C’è grande attesa per la cerimonia che decreterà i vincitori dei David di Donatello 2017, l’appuntamento più importante per il cinema italiano e, di conseguenza, ambitissimo per i candidati alla vittoria. La kermesse si terrà agli Studi De Paolis di Roma, con la conduzione di Alessandro Cattelan e una schiera di aspiranti vincitori ben combinata tra grandi nomi, talenti emergenti e belle novità, i quali sono stati presentati in Quirinale alla presenza del presidente della Repubblica, Sergio Mattarella, dal Premio Oscar Roberto Benigni, invitato al Colle per l’occasione: “Sono il portavoce del Partito del Cinema, del Pci”, ha esordito in tono scherzoso l’attore toscano, il quale si è poi lanciato in un discorso dei suoi, appellandosi alla necessità di rendere il cinema alla stregua di un mondo di felicità e bellezza, citando gli articoli costituzionali “9, 21 e 33 della Costituzione, sui quali si fonda la possibilità di fare cinema”.

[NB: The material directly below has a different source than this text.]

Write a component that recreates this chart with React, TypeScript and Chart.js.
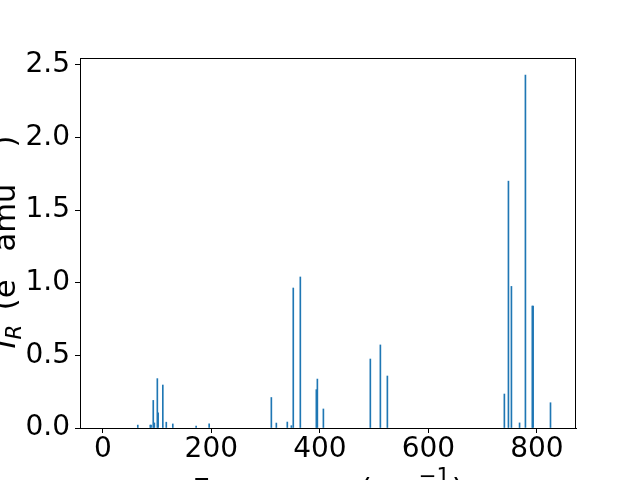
import React, { useEffect, useRef } from "react";
import { Chart, registerables } from "chart.js";

Chart.register(...registerables);

// Frequencies (cm^-1) and IR intensities
const frequencies = [
  64.5, 87.5, 89, 93, 95, 100.5, 102, 110.6, 117, 129, 172, 196,
  310.6, 319.8, 340, 347.5, 351, 364, 393.5, 395.4, 406.5,
  493, 511.5, 524.4,
  740, 747.5, 753, 768, 778.8, 791.5, 793, 825,
];
const intensities = [
  0.02, 0.02, 0.02, 0.19, 0.035, 0.34, 0.105, 0.296, 0.04, 0.028, 0.014, 0.028,
  0.21, 0.034, 0.041, 0.016, 0.964, 1.04, 0.264, 0.337, 0.131,
  0.475, 0.572, 0.358,
  0.234, 1.70, 0.975, 0.035, 2.43, 0.84, 0.84, 0.174,
];
const xTickValues = [0, 200, 400, 600, 800];
const yTickValues = [0, 0.5, 1.0, 1.5, 2.0, 2.5];

const FONT = "DejaVu Sans";

type Piece = { text: string; italic?: boolean; scale?: number; dy?: number; gap?: number };

function drawRich(ctx: CanvasRenderingContext2D, pieces: Piece[], size: number) {
  const fontFor = (p: Piece) =>
    `${p.italic ? "italic " : ""}${Math.round(size * (p.scale ?? 1) * 10) / 10}px "${FONT}"`;
  let total = 0;
  const widths = pieces.map((p) => {
    ctx.font = fontFor(p);
    const w = ctx.measureText(p.text).width + (p.gap ?? 0) * size;
    total += w;
    return w;
  });
  let x = -total / 2;
  pieces.forEach((p, i) => {
    ctx.font = fontFor(p);
    ctx.fillText(p.text, x, (p.dy ?? 0) * size);
    x += widths[i];
  });
}

const titlesPlugin = {
  id: "axisTitles",
  afterDraw(chart: any) {
    const ctx: CanvasRenderingContext2D = chart.ctx;
    const ca = chart.chartArea;
    const size = 30.6;
    ctx.save();
    ctx.fillStyle = "#000";
    ctx.textBaseline = "alphabetic";
    ctx.textAlign = "left";
    // x title
    ctx.save();
    ctx.translate((ca.left + ca.right) / 2, ca.bottom + 72);
    drawRich(
      ctx,
      [
        { text: "Frequency (cm" },
        { text: "\u22121", scale: 0.7, dy: -0.54, gap: 0.05 },
        { text: ")" },
      ],
      size
    );
    ctx.restore();
    // y title
    ctx.save();
    ctx.translate(ca.left - 65, (ca.top + ca.bottom) / 2 - 1);
    ctx.rotate(-Math.PI / 2);
    drawRich(
      ctx,
      [
        { text: "I", italic: true },
        { text: "R", italic: true, scale: 0.7, dy: 0.2, gap: 0.15 },
        { text: " (e" },
        { text: "2", scale: 0.7, dy: -0.54, gap: 0.15 },
        { text: " amu" },
        { text: "\u22121", scale: 0.7, dy: -0.54, gap: 0.15 },
        { text: ")" },
      ],
      size
    );
    ctx.restore();
    ctx.restore();
  },
};

export default function App() {
  const canvasRef = useRef<HTMLCanvasElement | null>(null);

  useEffect(() => {
    document.body.style.margin = "0";
    const canvas = canvasRef.current;
    if (!canvas) return;
    const data = frequencies.map((f, i) => ({ x: f, y: intensities[i] }));
    const chart = new Chart(canvas, {
      type: "bar",
      data: {
        datasets: [
          {
            data: data as any,
            backgroundColor: "#1f77b4",
            borderWidth: 0,
            barThickness: 1,
          } as any,
        ],
      },
      options: {
        animation: false,
        responsive: false,
        maintainAspectRatio: false,
        layout: { padding: { top: 58, right: 64, left: 0, bottom: 0 } },
        plugins: {
          legend: { display: false },
          tooltip: { enabled: false },
          title: { display: false },
        },
        scales: {
          x: {
            type: "linear",
            min: -42,
            max: 872,
            offset: false,
            afterBuildTicks: (s: any) => {
              s.ticks = xTickValues.map((v) => ({ value: v }));
            },
            afterFit: (s: any) => {
              s.height = 52;
            },
            grid: {
              offset: false,
              drawOnChartArea: false,
              drawTicks: true,
              tickLength: 5,
              color: "#000",
              lineWidth: 1,
            },
            border: { color: "#000", width: 1 },
            ticks: {
              color: "#000",
              font: { family: FONT, size: 28 },
              padding: 0,
              maxRotation: 0,
              autoSkip: false,
              callback: (v: any) => String(v),
            },
          },
          y: {
            type: "linear",
            min: 0,
            max: 2.548,
            afterBuildTicks: (s: any) => {
              s.ticks = yTickValues.map((v) => ({ value: v }));
            },
            afterFit: (s: any) => {
              s.width = 80;
            },
            grid: {
              drawOnChartArea: false,
              drawTicks: true,
              tickLength: 5,
              color: "#000",
              lineWidth: 1,
            },
            border: { color: "#000", width: 1 },
            ticks: {
              color: "#000",
              font: { family: FONT, size: 28 },
              padding: 5,
              autoSkip: false,
              callback: (v: any) => Number(v).toFixed(1),
            },
          },
        },
      } as any,
      plugins: [
        titlesPlugin,
        {
          id: "frame",
          afterDraw(chart: any) {
            const { ctx, chartArea: ca } = chart;
            ctx.save();
            ctx.strokeStyle = "#000";
            ctx.lineWidth = 1;
            ctx.beginPath();
            ctx.moveTo(ca.left, ca.top + 0.5);
            ctx.lineTo(ca.right, ca.top + 0.5);
            ctx.moveTo(ca.right - 0.5, ca.top);
            ctx.lineTo(ca.right - 0.5, ca.bottom);
            ctx.stroke();
            ctx.restore();
          },
        },
      ],
    });
    return () => chart.destroy();
  }, []);

  return (
    <div style={{ width: 640, height: 480, overflow: "hidden", background: "#fff" }}>
      <canvas ref={canvasRef} width={640} height={480} style={{ display: "block" }} />
    </div>
  );
}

“Avrei fatto il Benignellum!”
Benigni è stato introdotto dal presidente ad interim dell’Accademia dei David, Giuliano Montaldo, il quale ha salutato l’attore e regista rivolgendosi al presidente Mattarella, spiegando come “quest’anno un premio speciale è stato attribuito a un uomo che ha saputo farci sognare: mi permetta signor presidente di presentarle Roberto Benigni”. E, come al solito, l’artista castiglionese non si è fatto sfuggire l’occasione per lanciarsi in un monologo fatto di cultura e ironia sull’attualità sociale e politica, interrotto più volte dagli applausi della platea: “Ha tutta la mia stima – ha detto Benigni al Presidente della Repubblica – per il suo stile. Se fossi presidente vorrei somigliarle: avrei fatto pure io una nuova legge elettorale, il Benignellum!”. E, a proposito dell’ingresso dell’ora legale: “E’ una delle poche cose legali rimaste in Italia”.
Benigni e gli articoli “a tutela del cinema”
Poi il discorso sul cinema, sulla figura dell’artista e sul ruolo della settima arte in Italia: “Gli artisti non hanno diritti hanno solo doveri. Non voglio sentire parlare di crisi. Il cinema non è mai stato così in salute”. A rimarcare l’importanza rivestita da questo campo della cultura nel nostro Paese, Benigni ha ricordato “l’articolo 9, l’articolo 21 – un articolo che ci ha liberato dalla paura di pensare – e il 33, tre articoli meravigliosi di cui siamo grati alle nostre madri e ai nostri padri costituenti”: tali punti, secondo l’attore toscano, tutelano il mondo del cinema. Poi strappa un’ovazione della platea, riassumendo in poche righe quello che, forse, è un po’ il pensiero generale della nostra epoca: “La perdita d’interesse per il cinema è una perdita di felicità. Senza ci rimangono solo i corpi! Il 2000 tanto atteso si è rivelato il secolo dei corpi… Dobbiamo fermarci e permettere alle nostre anime di raggiungerci”.
Cosa fare allora? Prima di lasciare la parola al ministro della Cultura, Dario Franceschini, e allo stesso Mattarella, Benigni lancia una sorta di “ricetta” cinematografica della felicità: “Il cinema fa bene alla salute, uno dovrebbe andare in farmacia e prendere due bustine della ‘Dolce Vita’, 5 grammi di ‘Otto e mezzo’. Sperperiamo l’allegria, dobbiamo essere felici per diffondere felicità”.